OK, then what are the other two barriers doing?

Barriers exist between two things: source operations and destination operations. Those first two barriers say that the source operation is “NONE”. So… what are they trying to do?

They are setting the source buffer to read only.
The source and destination buffers may not be altered any more after the copy during the current frame rendering.

source buffer => read only
destination buffer => write

copy source to destination

destination buffer = > read only

Setting the none to VK_ACCESS_INDEX_READ_BIT | VK_ACCESS_VERTEX_ATTRIBUTE_READ_BIT is not working.
Using a single VkMemoryBarrier instead of VkBufferMemoryBarrier barriers is also not working.
Perhaps the problem is somewhere else.

Anyway, this topic can be closed or removed.
Thank you.

… that’s not a thing. Images can be placed into read-only layouts by memory barriers, but buffers don’t have a “read only” mode that they get set into.

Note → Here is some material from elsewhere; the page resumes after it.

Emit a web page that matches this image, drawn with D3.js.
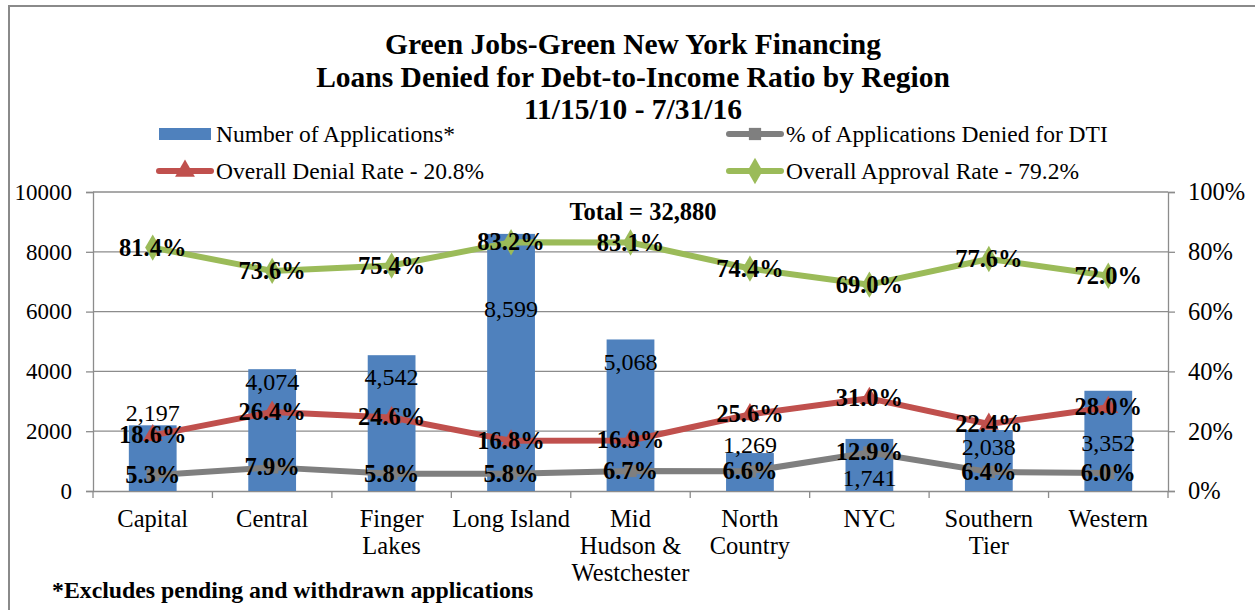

You seem to have a pretty fundamental misunderstanding of what a memory barrier does.

A memory barrier is placed between two operations. The operation before the barrier does something to some memory, which you want to make available to the operation after the barrier. The barrier needs to be there between those operations to make the memory visible and available to the operation after the barrier.

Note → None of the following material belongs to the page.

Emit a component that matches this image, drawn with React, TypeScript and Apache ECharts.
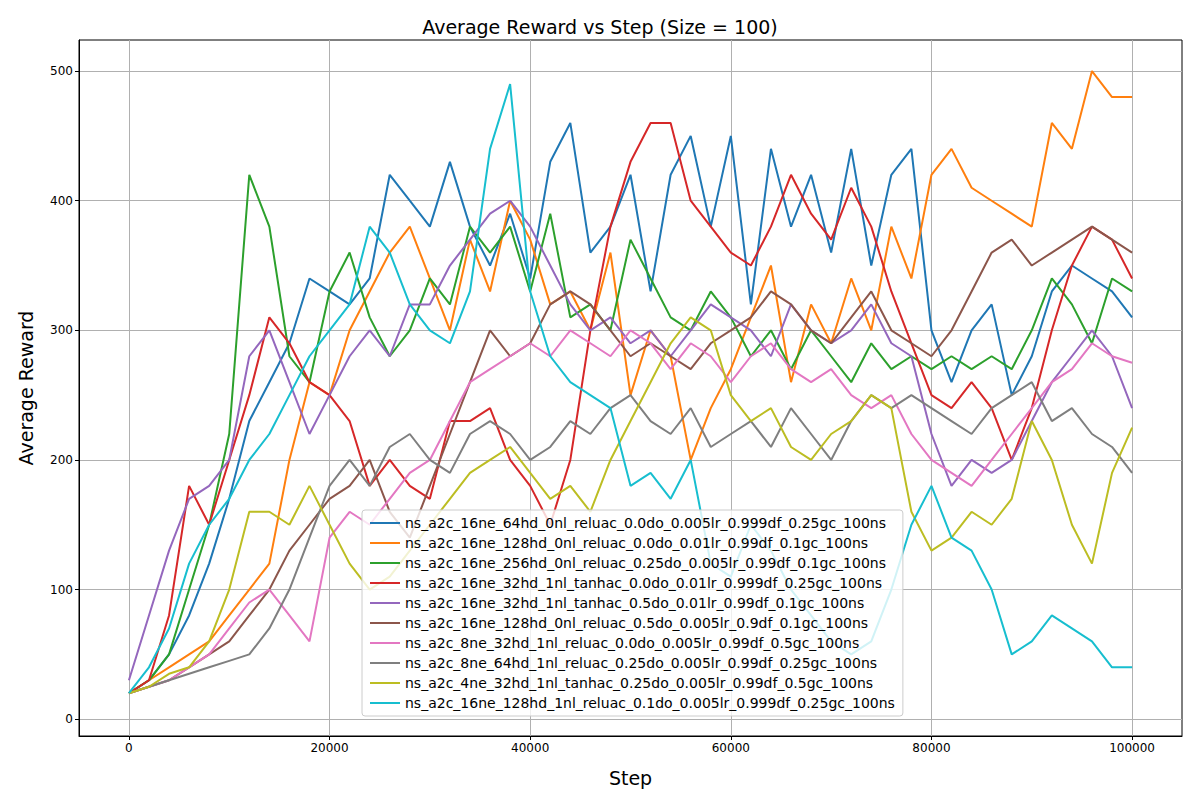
import { useEffect, useRef } from 'react';
import * as echarts from 'echarts';

// steps every 2000 (coarse trend of the noisy curves)
const steps: number[] = Array.from({ length: 51 }, (_, i) => i * 2000);

const names = [
  'ns_a2c_16ne_64hd_0nl_reluac_0.0do_0.005lr_0.999df_0.25gc_100ns',
  'ns_a2c_16ne_128hd_0nl_reluac_0.0do_0.01lr_0.99df_0.1gc_100ns',
  'ns_a2c_16ne_256hd_0nl_reluac_0.25do_0.005lr_0.99df_0.1gc_100ns',
  'ns_a2c_16ne_32hd_1nl_tanhac_0.0do_0.01lr_0.999df_0.25gc_100ns',
  'ns_a2c_16ne_32hd_1nl_tanhac_0.5do_0.01lr_0.99df_0.1gc_100ns',
  'ns_a2c_16ne_128hd_0nl_reluac_0.5do_0.005lr_0.9df_0.1gc_100ns',
  'ns_a2c_8ne_32hd_1nl_reluac_0.0do_0.005lr_0.99df_0.5gc_100ns',
  'ns_a2c_8ne_64hd_1nl_reluac_0.25do_0.005lr_0.99df_0.25gc_100ns',
  'ns_a2c_4ne_32hd_1nl_tanhac_0.25do_0.005lr_0.99df_0.5gc_100ns',
  'ns_a2c_16ne_128hd_1nl_reluac_0.1do_0.005lr_0.999df_0.25gc_100ns',
];

const colors = ['#1f77b4', '#ff7f0e', '#2ca02c', '#d62728', '#9467bd', '#8c564b', '#e377c2', '#7f7f7f', '#bcbd22', '#17becf'];

const blue = [20, 30, 50, 80, 120, 170, 230, 260, 290, 340, 330, 320, 340, 420, 400, 380, 430, 380, 350, 390, 340, 430, 460, 360, 380, 420, 330, 420, 450, 380, 450, 320, 440, 380, 420, 360, 440, 350, 420, 440, 300, 260, 300, 320, 250, 280, 330, 350, 340, 330, 310];
const orange = [20, 30, 40, 50, 60, 80, 100, 120, 200, 260, 250, 300, 330, 360, 380, 340, 300, 370, 330, 400, 370, 320, 330, 300, 360, 250, 300, 280, 200, 240, 270, 310, 350, 260, 320, 290, 340, 300, 380, 340, 420, 440, 410, 400, 390, 380, 460, 440, 500, 480, 480];
const green = [20, 30, 50, 100, 150, 220, 420, 380, 280, 260, 330, 360, 310, 280, 300, 340, 320, 380, 360, 380, 330, 390, 310, 320, 300, 370, 340, 310, 300, 330, 310, 280, 300, 270, 300, 280, 260, 290, 270, 280, 270, 280, 270, 280, 270, 300, 340, 320, 290, 340, 330];
const red = [20, 30, 80, 180, 150, 200, 250, 310, 290, 260, 250, 230, 180, 200, 180, 170, 230, 230, 240, 200, 180, 150, 200, 300, 380, 430, 460, 460, 400, 380, 360, 350, 380, 420, 390, 370, 410, 380, 330, 290, 250, 240, 260, 240, 200, 240, 300, 350, 380, 370, 340];
const purple = [30, 80, 130, 170, 180, 200, 280, 300, 260, 220, 250, 280, 300, 280, 320, 320, 350, 370, 390, 400, 380, 350, 320, 300, 310, 290, 300, 280, 300, 320, 310, 300, 280, 320, 300, 290, 300, 320, 290, 280, 220, 180, 200, 190, 200, 230, 260, 280, 300, 280, 240];
const brown = [20, 25, 30, 40, 50, 60, 80, 100, 130, 150, 170, 180, 200, 160, 140, 180, 220, 260, 300, 280, 290, 320, 330, 320, 300, 280, 290, 280, 270, 290, 300, 310, 330, 320, 300, 290, 310, 330, 300, 290, 280, 300, 330, 360, 370, 350, 360, 370, 380, 370, 360];
const pink = [20, 25, 30, 40, 50, 70, 90, 100, 80, 60, 140, 160, 150, 170, 190, 200, 230, 260, 270, 280, 290, 280, 300, 290, 280, 300, 290, 270, 290, 280, 260, 280, 290, 270, 260, 270, 250, 240, 250, 220, 200, 190, 180, 200, 220, 240, 260, 270, 290, 280, 275];
const gray = [20, 25, 30, 35, 40, 45, 50, 70, 100, 140, 180, 200, 180, 210, 220, 200, 190, 220, 230, 220, 200, 210, 230, 220, 240, 250, 230, 220, 240, 210, 220, 230, 210, 240, 220, 200, 230, 250, 240, 250, 240, 230, 220, 240, 250, 260, 230, 240, 220, 210, 190];
const olive = [20, 25, 35, 40, 60, 100, 160, 160, 150, 180, 150, 120, 100, 110, 130, 150, 170, 190, 200, 210, 190, 170, 180, 160, 200, 230, 260, 290, 310, 300, 250, 230, 240, 210, 200, 220, 230, 250, 240, 160, 130, 140, 160, 150, 170, 230, 200, 150, 120, 190, 225];
const cyan = [20, 40, 70, 120, 150, 170, 200, 220, 250, 280, 300, 320, 380, 360, 320, 300, 290, 330, 440, 490, 330, 280, 260, 250, 240, 180, 190, 170, 200, 120, 110, 150, 130, 100, 80, 60, 50, 60, 100, 150, 180, 140, 130, 100, 50, 60, 80, 70, 60, 40, 40];

const seriesValues = [blue, orange, green, red, purple, brown, pink, gray, olive, cyan];
const xTicks = [0, 20000, 40000, 60000, 80000, 100000];
const yTicks = [0, 100, 200, 300, 400, 500];

export default function App() {
  const ref = useRef<HTMLDivElement>(null);

  useEffect(() => {
    if (!ref.current) return;
    const chart = echarts.init(ref.current, undefined, { renderer: 'svg' });
    const font = 'DejaVu Sans';
    chart.setOption({
      animation: false,
      textStyle: { fontFamily: font },
      title: {
        text: 'Average Reward vs Step (Size = 100)',
        left: 'center',
        top: 4,
        textStyle: { fontSize: 19, fontWeight: 'normal', color: '#000', fontFamily: font },
      },
      grid: { left: 69, right: 10, top: 32, bottom: 55, show: true, borderColor: '#000', borderWidth: 1 },
      legend: {
        orient: 'vertical',
        left: 354,
        top: 502,
        padding: [6, 8],
        itemGap: 6,
        itemWidth: 30,
        itemHeight: 2,
        icon: 'rect',
        backgroundColor: 'rgba(255,255,255,0.8)',
        borderColor: '#ccc',
        borderWidth: 1,
        borderRadius: 3,
        textStyle: { fontSize: 14, color: '#000', lineHeight: 14, fontFamily: font },
      },
      xAxis: {
        type: 'value',
        min: -4975,
        max: 104975,
        name: 'Step',
        nameLocation: 'middle',
        nameGap: 32,
        nameTextStyle: { fontSize: 19, color: '#000' },
        axisLine: { show: true, onZero: false, lineStyle: { color: '#000' } },
        axisTick: { show: true, inside: false, length: 4, customValues: xTicks, lineStyle: { color: '#000' } },
        axisLabel: { customValues: xTicks, fontSize: 12, color: '#000', margin: 6, formatter: (v: number) => String(v) },
        splitLine: { show: true, lineStyle: { color: '#b0b0b0', width: 1 } },
      },
      yAxis: {
        type: 'value',
        min: -13,
        max: 524,
        name: 'Average Reward',
        nameLocation: 'middle',
        nameGap: 44,
        nameTextStyle: { fontSize: 19, color: '#000' },
        axisLine: { show: true, onZero: false, lineStyle: { color: '#000' } },
        axisTick: { show: true, inside: false, length: 4, customValues: yTicks, lineStyle: { color: '#000' } },
        axisLabel: { customValues: yTicks, fontSize: 12, color: '#000', margin: 6, formatter: (v: number) => String(v) },
        splitLine: { show: true, lineStyle: { color: '#b0b0b0', width: 1 } },
      },
      series: seriesValues.map((vals, i) => ({
        type: 'line',
        name: names[i],
        data: steps.map((s, j) => [s, vals[j]]),
        showSymbol: false,
        symbol: 'none',
        lineStyle: { width: 2, color: colors[i] },
        itemStyle: { color: colors[i] },
      })),
    });
    return () => chart.dispose();
  }, []);

  return <div ref={ref} style={{ width: 1184, height: 784 }} />;
}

They don’t “set” something into buffers.

The problem was that I didn’t use a ‘staging’ buffer to send the data to the GPU.
Writing the data to a VK_MEMORY_PROPERTY_HOST_VISIBLE_BIT buffer and vkCmdCopyBuffer this buffer to a VK_MEMORY_PROPERTY_DEVICE_LOCAL_BIT buffer solved the problems.
This was not apparent in the explanation and code I posted in this thread.